512. The Rights of Citizens.—For all natives of the various kingdoms and countries represented in the Reichsrath there exists a common right of Austrian citizenship. The complicated conditions under which citizenship may be obtained, exercised, and forfeited are prescribed in legislative enactments of various dates. One of the five fundamental laws of 1867, however, covers at some length the general rights of citizens, and certain of its provisions are worthy of mention.[658]All citizens, it is declared, are equal before the law. Public office is open equally to all. Freedom of passage of persons and property, within the territory of the state, is absolutely guaranteed, as is both liberty of person and inviolability of property. Every one is declared free to choose his occupation and to prepare himself for it in such place and manner as he may desire. The right of petition is recognized; likewise, under legal regulation, that of assemblage and of the formation of associations. Freedom of speech and of the press, under legal regulation, and liberty of religion and of conscience are guaranteed to all. Science and its teaching is declared free. One has but to recall the repression of individual liberty and initiative by which the era of Metternich was characterized to understand why, with the liberalizing of the Austrian state under the constitution of 1867, it should have been deemed essential to put into the fundamental law these and similar guarantees of personal right and privilege.[659]
513. The Emperor's Status.—The sovereign authority of the Empire is vested in the Emperor. Duties are assigned to the ministers, and privileges are granted to the legislative bodies; but all powers not expressly conferred elsewhere remain with the Emperor as supreme head of the state. The Imperial office is hereditary in the male line of the house of Hapsburg-Lothringen, and the rules governing the succession are substantially those which were laid down originally in the Pragmatic Sanction of 1713[660]promulgated by the Emperor Charles VI. to render possible the succession of his daughter Maria Theresa. Females may inherit, but only in the event of the failure of male heirs. By the abdication of the direct heir, the throne may pass to a member of the royal family who stands farther removed, as it did in 1848 when the present Emperor was established on the throne while his father was yet living. By reason of the unusual prolongation of the reign of Francis Joseph, there has been no opportunity in sixty years to put to a test the rules by which the inheritance is regulated.
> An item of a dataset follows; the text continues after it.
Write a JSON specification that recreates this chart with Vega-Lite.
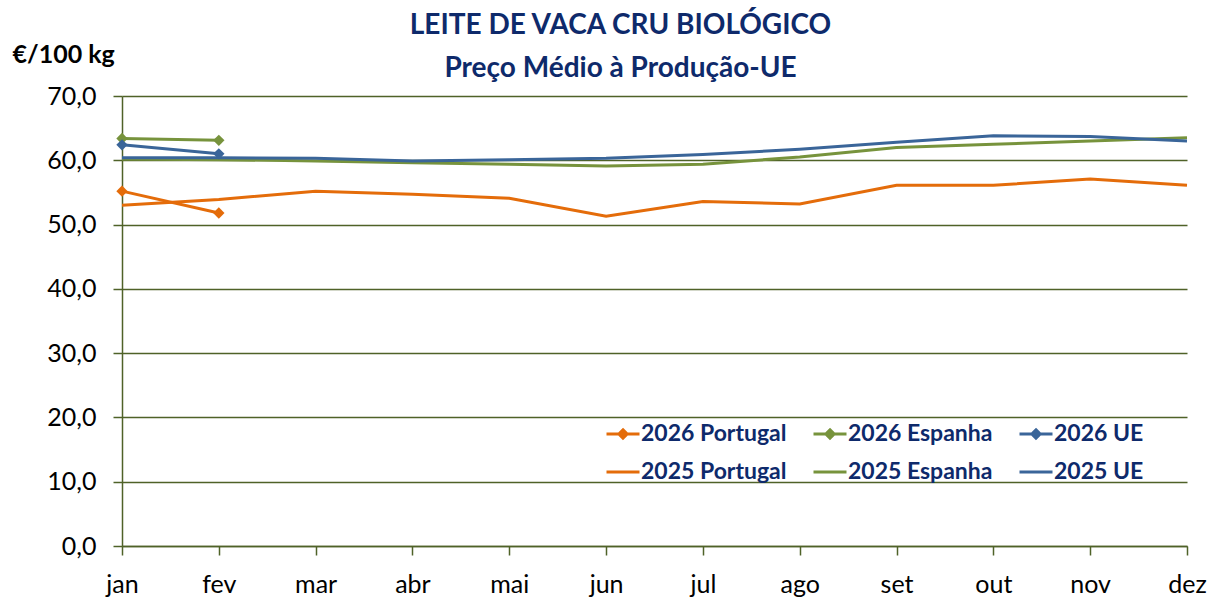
{
  "$schema": "https://vega.github.io/schema/vega-lite/v6.json",
  "width": 1065,
  "height": 450,
  "autosize": {"type": "none"},
  "padding": {"left": 122, "top": 96, "right": 29, "bottom": 52},
  "background": "white",
  "config": {
    "view": {"stroke": null},
    "font": "Lato",
    "legend": {
      "title": null,
      "orient": "none",
      "symbolSize": 1089,
      "symbolStrokeWidth": 3,
      "labelFontSize": 23,
      "labelFont": "Lato",
      "labelFontWeight": "bold",
      "labelColor": "#0E2A6B",
      "labelOffset": 0,
      "labelLimit": 300
    }
  },
  "title": {
    "text": ["LEITE DE VACA CRU BIOLÓGICO", "Preço Médio à Produção-UE"],
    "anchor": "middle",
    "dx": -34,
    "offset": -41,
    "fontSize": 28,
    "lineHeight": 43,
    "font": "Lato",
    "fontWeight": "bold",
    "color": "#0E2A6B"
  },
  "datasets": {
    "d2026": [
      {"month": "jan", "series": "2026 Portugal", "value": 55.2},
      {"month": "fev", "series": "2026 Portugal", "value": 51.8},
      {"month": "jan", "series": "2026 Espanha", "value": 63.4},
      {"month": "fev", "series": "2026 Espanha", "value": 63.1},
      {"month": "jan", "series": "2026 UE", "value": 62.4},
      {"month": "fev", "series": "2026 UE", "value": 61.0}
    ],
    "d2025": [
      {"month": "jan", "series": "2025 Portugal", "value": 53.0},
      {"month": "fev", "series": "2025 Portugal", "value": 53.9},
      {"month": "mar", "series": "2025 Portugal", "value": 55.2},
      {"month": "abr", "series": "2025 Portugal", "value": 54.7},
      {"month": "mai", "series": "2025 Portugal", "value": 54.1},
      {"month": "jun", "series": "2025 Portugal", "value": 51.3},
      {"month": "jul", "series": "2025 Portugal", "value": 53.6},
      {"month": "ago", "series": "2025 Portugal", "value": 53.2},
      {"month": "set", "series": "2025 Portugal", "value": 56.1},
      {"month": "out", "series": "2025 Portugal", "value": 56.1},
      {"month": "nov", "series": "2025 Portugal", "value": 57.1},
      {"month": "dez", "series": "2025 Portugal", "value": 56.1},
      {"month": "jan", "series": "2025 Espanha", "value": 60.2},
      {"month": "fev", "series": "2025 Espanha", "value": 60.1},
      {"month": "mar", "series": "2025 Espanha", "value": 59.9},
      {"month": "abr", "series": "2025 Espanha", "value": 59.6},
      {"month": "mai", "series": "2025 Espanha", "value": 59.4},
      {"month": "jun", "series": "2025 Espanha", "value": 59.1},
      {"month": "jul", "series": "2025 Espanha", "value": 59.4},
      {"month": "ago", "series": "2025 Espanha", "value": 60.5},
      {"month": "set", "series": "2025 Espanha", "value": 62.0},
      {"month": "out", "series": "2025 Espanha", "value": 62.5},
      {"month": "nov", "series": "2025 Espanha", "value": 63.0},
      {"month": "dez", "series": "2025 Espanha", "value": 63.5},
      {"month": "jan", "series": "2025 UE", "value": 60.4},
      {"month": "fev", "series": "2025 UE", "value": 60.4},
      {"month": "mar", "series": "2025 UE", "value": 60.3},
      {"month": "abr", "series": "2025 UE", "value": 59.9},
      {"month": "mai", "series": "2025 UE", "value": 60.1},
      {"month": "jun", "series": "2025 UE", "value": 60.3},
      {"month": "jul", "series": "2025 UE", "value": 60.9},
      {"month": "ago", "series": "2025 UE", "value": 61.7},
      {"month": "set", "series": "2025 UE", "value": 62.8},
      {"month": "out", "series": "2025 UE", "value": 63.8},
      {"month": "nov", "series": "2025 UE", "value": 63.7},
      {"month": "dez", "series": "2025 UE", "value": 63.0}
    ]
  },
  "encoding": {
    "x": {
      "field": "month",
      "type": "ordinal",
      "sort": ["jan", "fev", "mar", "abr", "mai", "jun", "jul", "ago", "set", "out", "nov", "dez"],
      "scale": {"type": "point", "padding": 0, "domain": ["jan", "fev", "mar", "abr", "mai", "jun", "jul", "ago", "set", "out", "nov", "dez"]},
      "axis": {
        "title": null,
        "labelAngle": 0,
        "labelFontSize": 25,
        "labelColor": "#000000",
        "labelPadding": 17,
        "tickSize": 9,
        "tickColor": "#4F6228",
        "tickWidth": 1.5,
        "domainColor": "#4F6228",
        "domainWidth": 1.5,
        "grid": false
      }
    },
    "y": {
      "field": "value",
      "type": "quantitative",
      "scale": {"domain": [0, 70], "nice": false, "zero": true},
      "axis": {
        "title": "€/100 kg",
        "titleAngle": 0,
        "titleAlign": "left",
        "titleBaseline": "alphabetic",
        "titleX": -110,
        "titleY": -34,
        "titleFontSize": 25,
        "titleFontWeight": "bold",
        "titleColor": "#000000",
        "values": [0, 10, 20, 30, 40, 50, 60, 70],
        "labelExpr": "replace(format(datum.value, '.1f'), '.', ',')",
        "labelFontSize": 25,
        "labelColor": "#000000",
        "labelPadding": 17,
        "tickSize": 9,
        "tickColor": "#4F6228",
        "tickWidth": 1.5,
        "domainColor": "#4F6228",
        "domainWidth": 1.5,
        "grid": true,
        "gridColor": "#4F6228",
        "gridWidth": 1.5
      }
    }
  },
  "layer": [
    {
      "data": {"name": "d2025"},
      "transform": [{"filter": "datum.series == '2025 Portugal'"}],
      "mark": {"type": "line", "strokeWidth": 3},
      "encoding": {
        "color": {
          "field": "series", "type": "nominal",
          "scale": {"domain": ["2025 Portugal"], "range": ["#E46C0A"]},
          "legend": {"legendX": 483, "legendY": 358, "symbolType": "M-1,0H1"}
        }
      }
    },
    {
      "data": {"name": "d2025"},
      "transform": [{"filter": "datum.series == '2025 Espanha'"}],
      "mark": {"type": "line", "strokeWidth": 3},
      "encoding": {
        "color": {
          "field": "series", "type": "nominal",
          "scale": {"domain": ["2025 Espanha"], "range": ["#77933C"]},
          "legend": {"legendX": 690, "legendY": 358, "symbolType": "M-1,0H1"}
        }
      }
    },
    {
      "data": {"name": "d2025"},
      "transform": [{"filter": "datum.series == '2025 UE'"}],
      "mark": {"type": "line", "strokeWidth": 3},
      "encoding": {
        "color": {
          "field": "series", "type": "nominal",
          "scale": {"domain": ["2025 UE"], "range": ["#3A6599"]},
          "legend": {"legendX": 896, "legendY": 358, "symbolType": "M-1,0H1"}
        }
      }
    },
    {
      "data": {"name": "d2026"},
      "transform": [{"filter": "datum.series == '2026 Portugal'"}],
      "mark": {"type": "line", "strokeWidth": 3, "point": {"shape": "diamond", "size": 130, "filled": true}},
      "encoding": {
        "color": {
          "field": "series", "type": "nominal",
          "scale": {"domain": ["2026 Portugal"], "range": ["#E46C0A"]},
          "legend": {"legendX": 483, "legendY": 320, "symbolType": "M-1,0H1M0,-0.25L0.25,0L0,0.25L-0.25,0Z"}
        }
      }
    },
    {
      "data": {"name": "d2026"},
      "transform": [{"filter": "datum.series == '2026 Espanha'"}],
      "mark": {"type": "line", "strokeWidth": 3, "point": {"shape": "diamond", "size": 130, "filled": true}},
      "encoding": {
        "color": {
          "field": "series", "type": "nominal",
          "scale": {"domain": ["2026 Espanha"], "range": ["#77933C"]},
          "legend": {"legendX": 690, "legendY": 320, "symbolType": "M-1,0H1M0,-0.25L0.25,0L0,0.25L-0.25,0Z"}
        }
      }
    },
    {
      "data": {"name": "d2026"},
      "transform": [{"filter": "datum.series == '2026 UE'"}],
      "mark": {"type": "line", "strokeWidth": 3, "point": {"shape": "diamond", "size": 130, "filled": true}},
      "encoding": {
        "color": {
          "field": "series", "type": "nominal",
          "scale": {"domain": ["2026 UE"], "range": ["#3A6599"]},
          "legend": {"legendX": 896, "legendY": 320, "symbolType": "M-1,0H1M0,-0.25L0.25,0L0,0.25L-0.25,0Z"}
        }
      }
    }
  ],
  "resolve": {"scale": {"color": "independent"}}
}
Since the death of the Crown Prince Rudolph the heir-presumptive has been the Archduke Francis Ferdinand, son of the Archduke Charles Louis, and nephew of the ruling Emperor. It is required that the sovereign be a member of the Roman Catholic Church.
514. His Powers.—By fundamental law it is declared that the Emperor is "sacred, inviolable, and irresponsible." His powers of government are exercised largely, however, through ministers who are at least nominally responsible to the Reichsrath, and through officers and agents subordinate to them. Most important among the powers expressly conferred upon the Emperor, and indirectly exercised by him, are: (1) the appointment and dismissal of ministers; (2) the naming of all public officials whose appointment is not otherwise by law provided for; (3) supreme command of the armed forces, with the powerof declaring war and concluding peace; (4) the conferring of titles, orders, and other public distinctions, including the appointment of life peers; (5) the granting of pardons and of amnesty; (6) the summoning, adjourning, and dissolving of the various legislative bodies; (7) the issuing of ordinances with the provisional force of law, and (8) the concluding of treaties, with the limitation that the consent of the Reichsrath is essential to the validity of treaties of commerce and political treaties which impose obligations upon the Empire, upon any part thereof, or upon any of its citizens. Further than this, the right to coin money is exercised under the authority of the Emperor; and the laws are promulgated, and all judicial power is exercised, in his name. Before assuming the throne, the Emperor is required to take a solemn oath in the presence of the two houses of the Reichsrath "to maintain inviolable the fundamental laws of the kingdoms and countries represented in the Reichsrath, and to govern in conformity with them, and in conformity with the laws in general."[661]The present Emperor-King has a civil list of 22,600,000 crowns, half of which is derived from the revenues of Austria and half from those of Hungary. The Imperial residence in Vienna, the Hofburg, has been the seat of the princes of Austria since the thirteenth century.
515. The Ministers: Responsibility.—The Austrian ministry comprises portfolios as follows: Finance, the Interior, Railways, National Defense, Agriculture, Justice, Commerce, Labor, and Instruction and Worship. Three important departments—those of War, Finance, and Foreign Affairs and the Imperial and Royal House—are maintained by the affiliated monarchies in common.[662]And there are usually from one to four ministerial representatives of leading racial elements without portfolio, there being in the present cabinet one such minister for Galicia. All ministers are appointed and dismissed by the Emperor. Under the leadership of a president of the council or premier (without portfolio), they serve as the Emperor's councillors, execute his will, and administer the affairs of their respective branches of the public service. It is provided by fundamental law that they shall be responsible for the constitutionality and legality of governmental acts performed within the sphere of their powers.[663]They are responsible to the two branches of the national parliament alike, and maybe interpellated or impeached by either. For impeachment an elaborate procedure is prescribed, though thus far it has not proved of practical utility. Every law promulgated in the Emperor's name must bear the signature of a responsible minister, and several sorts of ordinances—such as those proclaiming a state of siege or suspending the constitutional rights of a citizen—require the concurrent signature of the entire ministry. Every minister possesses the right to sit and to speak in either chamber of the Reichsrath, where the policy of the Government may call for explanation or defense, and where there are at least occasional interpellations to be answered.